Storm Procedures & Other Perfect Bonding Moments

Sarah Sherman (aka Sherms) has been a camper, counselor, and is currently the CIT Unit Leader. Through her many years at camp, it’s safe to say she knows a thing or two about how to make a storm procedure memorable. 

 


Storm Procedures & Other Perfect Bonding Moments

By Sarah Sherman (Sherms)

 

It’s currently snowing outside, which is exactly the opposite weather that I associate with camp.  When I think about camp, I think of rainy days- the ones where you have to change your shoes/clothes multiple times and when I would wear my Timberland boots, because it’s just a downpour.  I think of those unusually cold days- the ones you hope for all summer- when you can finally wear one of the many sweatshirts/sweatpants you packed.  And of course, I think of those unbearably hot days, the ones when you’re sweating just existing, and you miss the “hot day” out-of-camp excursions that used to happen.

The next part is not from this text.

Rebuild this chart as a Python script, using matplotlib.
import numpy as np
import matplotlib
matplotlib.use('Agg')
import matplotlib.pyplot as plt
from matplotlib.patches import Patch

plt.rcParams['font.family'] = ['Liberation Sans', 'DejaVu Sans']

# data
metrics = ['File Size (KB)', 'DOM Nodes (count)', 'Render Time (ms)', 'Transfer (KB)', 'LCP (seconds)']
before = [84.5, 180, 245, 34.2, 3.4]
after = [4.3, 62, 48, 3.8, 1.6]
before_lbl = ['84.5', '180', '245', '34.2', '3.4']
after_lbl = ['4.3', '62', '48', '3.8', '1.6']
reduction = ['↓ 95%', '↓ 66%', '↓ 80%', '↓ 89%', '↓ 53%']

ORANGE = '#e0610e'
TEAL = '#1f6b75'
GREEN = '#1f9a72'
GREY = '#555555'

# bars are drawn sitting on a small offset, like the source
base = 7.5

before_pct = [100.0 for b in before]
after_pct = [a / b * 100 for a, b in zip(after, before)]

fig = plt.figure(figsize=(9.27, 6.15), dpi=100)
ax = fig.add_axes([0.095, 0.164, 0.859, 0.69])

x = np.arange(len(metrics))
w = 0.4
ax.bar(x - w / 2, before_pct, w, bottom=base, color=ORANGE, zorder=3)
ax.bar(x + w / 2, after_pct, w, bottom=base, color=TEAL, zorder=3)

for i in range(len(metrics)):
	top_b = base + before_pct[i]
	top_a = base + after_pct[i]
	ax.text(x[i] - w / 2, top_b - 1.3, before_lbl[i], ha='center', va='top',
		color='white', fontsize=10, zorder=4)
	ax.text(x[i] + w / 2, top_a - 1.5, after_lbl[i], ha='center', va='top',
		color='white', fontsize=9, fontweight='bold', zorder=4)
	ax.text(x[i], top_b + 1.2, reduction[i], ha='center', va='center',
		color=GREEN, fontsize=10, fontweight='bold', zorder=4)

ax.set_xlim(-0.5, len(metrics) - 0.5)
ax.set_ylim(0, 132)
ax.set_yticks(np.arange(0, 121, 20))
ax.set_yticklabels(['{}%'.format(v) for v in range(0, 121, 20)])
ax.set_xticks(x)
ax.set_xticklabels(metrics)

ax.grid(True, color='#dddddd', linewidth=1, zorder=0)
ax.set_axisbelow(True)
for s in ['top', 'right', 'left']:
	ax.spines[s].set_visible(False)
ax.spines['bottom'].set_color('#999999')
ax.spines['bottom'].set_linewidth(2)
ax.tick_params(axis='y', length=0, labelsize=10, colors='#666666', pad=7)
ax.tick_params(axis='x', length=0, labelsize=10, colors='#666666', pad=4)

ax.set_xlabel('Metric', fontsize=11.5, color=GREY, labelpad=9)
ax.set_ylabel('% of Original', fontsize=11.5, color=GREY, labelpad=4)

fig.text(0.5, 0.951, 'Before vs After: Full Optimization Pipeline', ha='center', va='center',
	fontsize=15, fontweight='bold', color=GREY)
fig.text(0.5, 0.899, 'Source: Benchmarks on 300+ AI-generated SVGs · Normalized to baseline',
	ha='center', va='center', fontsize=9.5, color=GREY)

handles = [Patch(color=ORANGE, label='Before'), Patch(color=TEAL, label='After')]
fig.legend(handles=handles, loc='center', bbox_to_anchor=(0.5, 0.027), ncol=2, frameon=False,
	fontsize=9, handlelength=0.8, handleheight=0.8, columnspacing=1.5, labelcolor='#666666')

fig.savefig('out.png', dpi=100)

At camp, the weather plays a very important role- perhaps more so than off the mountains.  Camp has given me so many important and vivid memories that I hold quite dear, and I can likely tell you what the weather was like on those days.  I remember how it rained most days of my CIT summer- and how our overnight had to be changed because we couldn’t go camping in that weather.  We sat on the porch listening to Broadway music waiting for our Unit Leader to tell us what was going to happen.  I remember in 2008, when it was storm procedure and I happened to have the walkie, my bunk just listened and laughed and we truly enjoyed ourselves- one of my favorite memories of camp ever.  I remember how it poured the last night of camp in 2010.  I remember how at the second welcoming show this past year it started raining, and for some reason, everyone insisted on sticking through the rain instead of moving to the social hall.

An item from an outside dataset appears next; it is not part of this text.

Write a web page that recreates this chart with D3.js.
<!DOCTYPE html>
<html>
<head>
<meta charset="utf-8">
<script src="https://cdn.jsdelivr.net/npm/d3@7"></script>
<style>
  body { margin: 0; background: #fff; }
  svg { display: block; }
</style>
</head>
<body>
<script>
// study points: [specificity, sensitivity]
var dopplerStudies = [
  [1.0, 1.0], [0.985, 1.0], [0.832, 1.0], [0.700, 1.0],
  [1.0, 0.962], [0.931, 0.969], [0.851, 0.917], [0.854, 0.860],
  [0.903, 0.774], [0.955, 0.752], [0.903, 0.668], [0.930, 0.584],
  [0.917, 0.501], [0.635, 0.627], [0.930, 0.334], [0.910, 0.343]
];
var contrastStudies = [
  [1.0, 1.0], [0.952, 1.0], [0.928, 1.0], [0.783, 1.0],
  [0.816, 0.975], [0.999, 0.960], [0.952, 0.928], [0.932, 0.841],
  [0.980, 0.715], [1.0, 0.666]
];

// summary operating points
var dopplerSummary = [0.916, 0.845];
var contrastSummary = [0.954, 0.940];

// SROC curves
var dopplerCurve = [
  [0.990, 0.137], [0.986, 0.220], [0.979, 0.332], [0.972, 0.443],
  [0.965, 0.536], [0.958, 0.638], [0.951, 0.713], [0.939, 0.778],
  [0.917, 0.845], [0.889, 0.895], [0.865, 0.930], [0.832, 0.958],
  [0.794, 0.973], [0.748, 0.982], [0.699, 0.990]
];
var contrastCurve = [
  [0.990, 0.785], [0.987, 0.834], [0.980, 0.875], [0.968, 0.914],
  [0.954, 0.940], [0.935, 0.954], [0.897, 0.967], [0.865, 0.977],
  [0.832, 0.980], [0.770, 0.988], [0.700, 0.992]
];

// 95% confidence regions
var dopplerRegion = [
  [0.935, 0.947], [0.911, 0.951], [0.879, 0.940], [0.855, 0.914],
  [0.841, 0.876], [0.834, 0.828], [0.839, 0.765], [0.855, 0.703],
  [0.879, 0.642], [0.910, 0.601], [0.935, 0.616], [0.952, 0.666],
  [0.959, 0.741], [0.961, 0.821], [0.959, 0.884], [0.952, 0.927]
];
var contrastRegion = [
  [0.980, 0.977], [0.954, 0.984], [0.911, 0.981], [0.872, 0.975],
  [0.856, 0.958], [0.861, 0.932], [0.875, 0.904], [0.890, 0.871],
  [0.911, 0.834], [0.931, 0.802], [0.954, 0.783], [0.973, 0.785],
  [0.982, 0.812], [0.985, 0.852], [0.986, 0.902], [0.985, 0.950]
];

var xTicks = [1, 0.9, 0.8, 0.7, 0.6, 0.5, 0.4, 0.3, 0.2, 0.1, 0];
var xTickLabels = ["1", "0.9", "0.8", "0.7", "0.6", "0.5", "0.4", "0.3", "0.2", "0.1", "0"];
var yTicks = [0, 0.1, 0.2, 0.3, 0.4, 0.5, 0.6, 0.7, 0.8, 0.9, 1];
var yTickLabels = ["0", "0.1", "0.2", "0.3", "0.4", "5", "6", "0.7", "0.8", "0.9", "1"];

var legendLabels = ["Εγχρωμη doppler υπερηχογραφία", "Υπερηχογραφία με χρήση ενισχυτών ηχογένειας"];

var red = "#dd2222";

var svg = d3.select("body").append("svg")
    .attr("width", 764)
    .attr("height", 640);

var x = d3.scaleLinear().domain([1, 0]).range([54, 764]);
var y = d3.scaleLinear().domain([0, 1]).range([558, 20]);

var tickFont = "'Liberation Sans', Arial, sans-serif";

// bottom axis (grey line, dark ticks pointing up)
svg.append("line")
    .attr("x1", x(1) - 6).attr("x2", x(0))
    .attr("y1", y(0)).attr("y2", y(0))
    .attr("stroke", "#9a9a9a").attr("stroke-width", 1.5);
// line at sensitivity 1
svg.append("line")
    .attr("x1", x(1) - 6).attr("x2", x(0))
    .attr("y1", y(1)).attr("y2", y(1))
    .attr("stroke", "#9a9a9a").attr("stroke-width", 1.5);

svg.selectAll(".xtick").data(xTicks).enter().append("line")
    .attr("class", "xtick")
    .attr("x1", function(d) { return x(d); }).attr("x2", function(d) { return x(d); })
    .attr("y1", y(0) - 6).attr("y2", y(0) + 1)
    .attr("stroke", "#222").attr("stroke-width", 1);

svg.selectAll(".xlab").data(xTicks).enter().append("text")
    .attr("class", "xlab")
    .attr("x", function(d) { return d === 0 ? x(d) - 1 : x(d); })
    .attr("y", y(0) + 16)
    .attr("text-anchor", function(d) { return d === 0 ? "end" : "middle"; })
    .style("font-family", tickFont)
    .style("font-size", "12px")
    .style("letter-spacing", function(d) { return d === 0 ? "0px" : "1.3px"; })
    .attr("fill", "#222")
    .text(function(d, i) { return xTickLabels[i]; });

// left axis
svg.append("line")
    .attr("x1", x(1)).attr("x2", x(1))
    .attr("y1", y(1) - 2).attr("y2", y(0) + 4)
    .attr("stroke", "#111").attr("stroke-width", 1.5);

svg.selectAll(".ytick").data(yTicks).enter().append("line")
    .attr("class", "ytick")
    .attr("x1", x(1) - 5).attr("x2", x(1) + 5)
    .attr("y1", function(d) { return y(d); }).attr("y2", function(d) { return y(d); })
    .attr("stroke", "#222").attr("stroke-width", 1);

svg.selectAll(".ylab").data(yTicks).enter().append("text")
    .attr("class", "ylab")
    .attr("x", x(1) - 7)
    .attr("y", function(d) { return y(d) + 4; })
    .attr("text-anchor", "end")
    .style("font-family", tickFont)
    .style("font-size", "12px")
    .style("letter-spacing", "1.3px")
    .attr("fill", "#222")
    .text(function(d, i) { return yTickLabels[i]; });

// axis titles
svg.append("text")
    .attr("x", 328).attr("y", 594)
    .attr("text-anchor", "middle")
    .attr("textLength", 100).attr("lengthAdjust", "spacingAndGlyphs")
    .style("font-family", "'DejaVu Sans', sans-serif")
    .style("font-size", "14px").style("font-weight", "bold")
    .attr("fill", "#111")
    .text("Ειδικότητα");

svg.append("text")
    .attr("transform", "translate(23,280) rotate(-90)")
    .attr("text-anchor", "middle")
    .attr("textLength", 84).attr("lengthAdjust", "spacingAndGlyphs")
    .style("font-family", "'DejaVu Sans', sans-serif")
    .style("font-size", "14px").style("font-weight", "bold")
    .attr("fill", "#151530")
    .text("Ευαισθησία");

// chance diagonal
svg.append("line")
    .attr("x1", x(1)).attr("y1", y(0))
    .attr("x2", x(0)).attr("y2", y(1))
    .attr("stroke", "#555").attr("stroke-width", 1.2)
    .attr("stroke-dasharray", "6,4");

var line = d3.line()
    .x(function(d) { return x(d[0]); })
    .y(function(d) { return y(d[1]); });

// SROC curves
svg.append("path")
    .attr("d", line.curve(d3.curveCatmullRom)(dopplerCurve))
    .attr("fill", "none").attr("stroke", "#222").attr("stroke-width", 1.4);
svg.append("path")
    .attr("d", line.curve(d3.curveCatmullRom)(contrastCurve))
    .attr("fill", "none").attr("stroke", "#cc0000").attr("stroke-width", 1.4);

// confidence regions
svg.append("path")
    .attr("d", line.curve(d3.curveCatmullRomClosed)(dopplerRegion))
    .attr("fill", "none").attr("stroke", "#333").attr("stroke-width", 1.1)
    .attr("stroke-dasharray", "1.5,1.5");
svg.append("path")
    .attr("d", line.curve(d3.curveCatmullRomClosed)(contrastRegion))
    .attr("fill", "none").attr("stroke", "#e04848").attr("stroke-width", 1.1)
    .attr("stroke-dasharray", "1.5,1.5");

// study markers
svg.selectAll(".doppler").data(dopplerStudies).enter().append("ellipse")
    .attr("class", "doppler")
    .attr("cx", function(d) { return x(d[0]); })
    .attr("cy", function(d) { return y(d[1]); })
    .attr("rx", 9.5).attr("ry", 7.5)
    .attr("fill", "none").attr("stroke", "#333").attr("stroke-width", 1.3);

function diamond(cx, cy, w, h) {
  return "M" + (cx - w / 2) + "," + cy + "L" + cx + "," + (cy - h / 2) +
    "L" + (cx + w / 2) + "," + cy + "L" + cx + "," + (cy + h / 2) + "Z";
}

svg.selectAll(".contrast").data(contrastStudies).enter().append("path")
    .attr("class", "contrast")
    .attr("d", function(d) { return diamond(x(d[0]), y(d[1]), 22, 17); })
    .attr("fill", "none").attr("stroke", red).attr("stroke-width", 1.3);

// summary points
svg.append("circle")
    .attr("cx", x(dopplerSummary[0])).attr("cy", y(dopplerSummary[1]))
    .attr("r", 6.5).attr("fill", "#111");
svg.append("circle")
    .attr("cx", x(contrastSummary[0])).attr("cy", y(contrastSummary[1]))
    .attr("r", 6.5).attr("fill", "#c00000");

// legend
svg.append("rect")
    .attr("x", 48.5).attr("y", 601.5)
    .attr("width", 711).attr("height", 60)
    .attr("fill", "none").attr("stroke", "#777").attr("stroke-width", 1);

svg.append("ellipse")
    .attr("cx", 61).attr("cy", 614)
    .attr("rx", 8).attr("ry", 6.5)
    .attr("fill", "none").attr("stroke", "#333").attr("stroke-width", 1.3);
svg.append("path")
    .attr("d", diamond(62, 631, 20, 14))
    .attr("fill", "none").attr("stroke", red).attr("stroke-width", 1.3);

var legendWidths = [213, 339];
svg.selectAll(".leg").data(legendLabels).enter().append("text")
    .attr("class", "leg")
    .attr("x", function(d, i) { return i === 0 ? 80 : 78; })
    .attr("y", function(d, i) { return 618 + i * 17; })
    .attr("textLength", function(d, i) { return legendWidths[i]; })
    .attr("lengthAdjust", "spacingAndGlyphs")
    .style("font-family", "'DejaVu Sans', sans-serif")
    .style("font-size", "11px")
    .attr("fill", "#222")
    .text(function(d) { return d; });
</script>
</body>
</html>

7926_691472237044_5734861_nWith generally unpredictable weather and constant weather changes as the norm in the mountains, and to some extent the East Coast in general, you have to be able to adapt to the weather change- and quickly.  At camp that means changing activities in the blink of an eye and always having ideas for games to play in the back of your head for any setting you could be in- the library, the dining hall, the gym, or back in the bunk.  It means having clothes for just about any weather you could experience or making your clothes work for that weather.  For me that means the extremely hot days when I go into the DHULO wearing a t-shirt and immediately take it off and cut it into a tank top.

Being able to adapt to new situations effectively leads to confidence.  Camp is somewhere you can be yourself and learn to trust and love yourself.  Growing up I would have never imagined that I would have no problem walking around camp in brightly colored spandex on Fridays, that when it started to storm one evening activity that I would be able to stand up in front of all of camp and teach “It Rained at Camp Louise” with another A-Team member, or that I would be able to be the Unit Leader for the CITs.

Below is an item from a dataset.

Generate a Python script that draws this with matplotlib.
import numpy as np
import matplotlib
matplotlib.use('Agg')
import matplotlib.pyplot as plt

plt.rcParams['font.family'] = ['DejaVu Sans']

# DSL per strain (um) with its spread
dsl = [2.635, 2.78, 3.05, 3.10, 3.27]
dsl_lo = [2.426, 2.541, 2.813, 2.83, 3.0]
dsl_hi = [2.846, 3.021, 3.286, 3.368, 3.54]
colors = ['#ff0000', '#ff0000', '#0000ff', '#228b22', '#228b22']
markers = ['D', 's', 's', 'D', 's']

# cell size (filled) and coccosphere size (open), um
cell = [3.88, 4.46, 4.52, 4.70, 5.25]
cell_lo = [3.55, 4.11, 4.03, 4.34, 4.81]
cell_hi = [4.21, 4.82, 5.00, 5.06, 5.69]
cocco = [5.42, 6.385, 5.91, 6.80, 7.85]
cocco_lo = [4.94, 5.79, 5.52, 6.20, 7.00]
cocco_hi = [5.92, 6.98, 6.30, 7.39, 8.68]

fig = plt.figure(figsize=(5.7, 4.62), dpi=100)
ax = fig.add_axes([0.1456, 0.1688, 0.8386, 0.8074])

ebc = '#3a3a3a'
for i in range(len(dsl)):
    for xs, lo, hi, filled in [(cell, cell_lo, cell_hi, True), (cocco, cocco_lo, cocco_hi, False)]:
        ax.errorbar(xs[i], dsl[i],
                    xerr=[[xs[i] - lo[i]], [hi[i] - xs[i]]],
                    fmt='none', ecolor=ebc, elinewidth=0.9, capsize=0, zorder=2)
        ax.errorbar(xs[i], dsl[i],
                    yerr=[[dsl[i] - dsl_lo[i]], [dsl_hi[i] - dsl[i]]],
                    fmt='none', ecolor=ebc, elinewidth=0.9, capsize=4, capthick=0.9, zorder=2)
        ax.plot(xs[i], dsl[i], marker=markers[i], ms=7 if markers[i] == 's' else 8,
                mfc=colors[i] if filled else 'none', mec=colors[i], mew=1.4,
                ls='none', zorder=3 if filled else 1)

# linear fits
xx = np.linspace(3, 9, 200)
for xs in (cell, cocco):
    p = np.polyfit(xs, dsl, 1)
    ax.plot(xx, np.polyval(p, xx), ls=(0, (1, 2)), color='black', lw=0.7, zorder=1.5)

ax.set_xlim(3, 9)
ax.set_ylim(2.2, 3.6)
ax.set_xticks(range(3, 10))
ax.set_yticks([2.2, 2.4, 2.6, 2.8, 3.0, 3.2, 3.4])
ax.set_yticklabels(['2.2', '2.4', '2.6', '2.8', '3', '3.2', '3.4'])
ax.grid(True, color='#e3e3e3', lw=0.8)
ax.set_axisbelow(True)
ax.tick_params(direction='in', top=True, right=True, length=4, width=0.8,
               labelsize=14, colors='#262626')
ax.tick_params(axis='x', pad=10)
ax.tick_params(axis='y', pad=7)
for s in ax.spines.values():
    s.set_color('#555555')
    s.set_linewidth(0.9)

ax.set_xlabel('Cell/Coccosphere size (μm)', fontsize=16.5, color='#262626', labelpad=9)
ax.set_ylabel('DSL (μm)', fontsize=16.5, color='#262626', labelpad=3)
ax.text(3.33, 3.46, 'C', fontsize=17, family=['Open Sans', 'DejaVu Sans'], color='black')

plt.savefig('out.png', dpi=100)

Camp has given me such a safe space to grow up and become who I am, and find that confidence in myself, by challenging me and believing in me.  It is the people who make that possible.  There are the bunkmates who accept the weird things you do, the counselors who truly care that become friends, the campers who you bond with even when you think you’re too awkward for anyone to think you’re cool, the friends who you can talk about anything and everything with, and of course the division head who is always there for a check-in/reality check when you think everything is going wrong (because really, it’s not).

I think one of the best parts about being on staff at camp is giving back some of what camp has given to me.  I love watching campers try new things, gain new skills, and feel proud of what they’ve accomplished, and I love being a part of that.  Camp is where the magic happens.  And I’m looking forward to another great summer in the mountains four months from now.